L’effroi du doute. La contrepèterie était de rigueur pour décrire le nouveau drame qui agite les droits du foot : et si, après un tableau de chasse débordant de trophées au sang encore frais, Vincent Bolloré était tout simplement en train de liquider le foot français ? Car c’est bien sûr notre « smiling killer » préféré qui est derrière la dernière manœuvre en date, comme tout ce qui touche Canal+
Au bout des ficelles tirées par Vincent Bolloré, Maxime Saada, président du directoire de Canal+, qui s’en est allé poser la bombinette via les colonnes du Figaro, mardi, dans une interview d’une agressivité peu commune dans le monde feutré des affaires où, d’ordinaire, quand on plante un couteau dans le dos, on l’accompagne d’un petit bisou dans le cou. Là, non. Et vas-y qu’il y a « une perte de confiance entre Canal+ et les responsables du football français », vas-y que « nous n’avons pas été traités correctement ces dernières années » et vas-y que « ce sont des événements qui ne peuvent s’oublier »… La pilule, particulièrement saumâtre, date d’il y a deux ans et Saada n’arrive toujours pas à l’avaler : en mai 2018, pour la toute première fois de son histoire, Canal+ n’avait plus aucun match de Ligue 1. Et ce au terme d’un appel d’offres totalement raté par la chaîne cryptée qui a vu l’Espagnol Mediapro débouler sur le terrain français en raflant l’essentiel des droits de Ligue 1, mais aussi une bonne partie de ceux de la Ligue 2 (lire l’épisode 95, « Canal+ : Bolloré n’en a plus rien à foot »). Il fallait voir, alors, au siège du cabinet d’avocats de la Ligue de football professionnel (LFP), les présidents de clubs se claquer bruyamment les bretelles en se réjouissant de la manne : 1,15 milliard d’euros par an, acquitté en grande partie par Mediapro, contre 762 millions auparavant.

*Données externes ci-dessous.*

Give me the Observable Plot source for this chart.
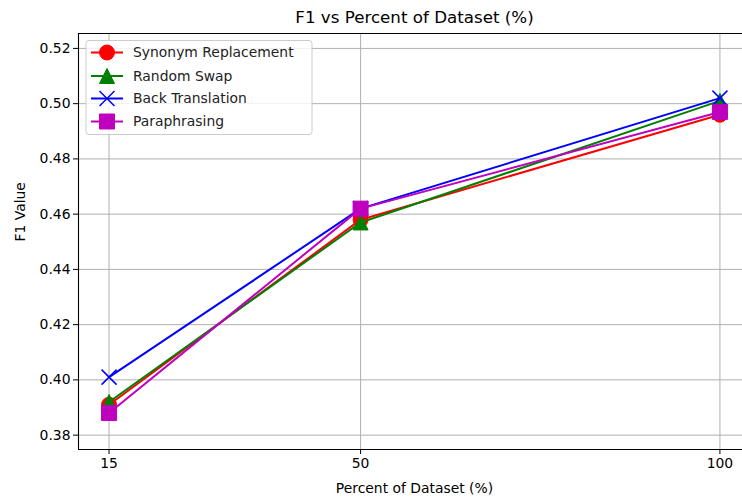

Quelques jours après cette raclée, Vincent Bolloré en personne s’explique lors de la présentation des résultats de son groupe : « Je préfère passer pour un crétin maintenant que de ruiner le groupe en perdant 400 millions d’euros par an pendant quatre ans. » Mais à 330 millions d’euros, est-on un crétin ? Nous laissons la question en l’air… Car en décembre 2019, c’est à ce prix que Canal+ récupère un peu de la Ligue 1 (lire l’épisode 135, « Canal+ se cramponne à la pelouse ») : 20 % des matchs acquis par BeIn Sports qui, c’était une première avec l’appel d’offres de 2018, avait le droit de sous-licencier ses droits.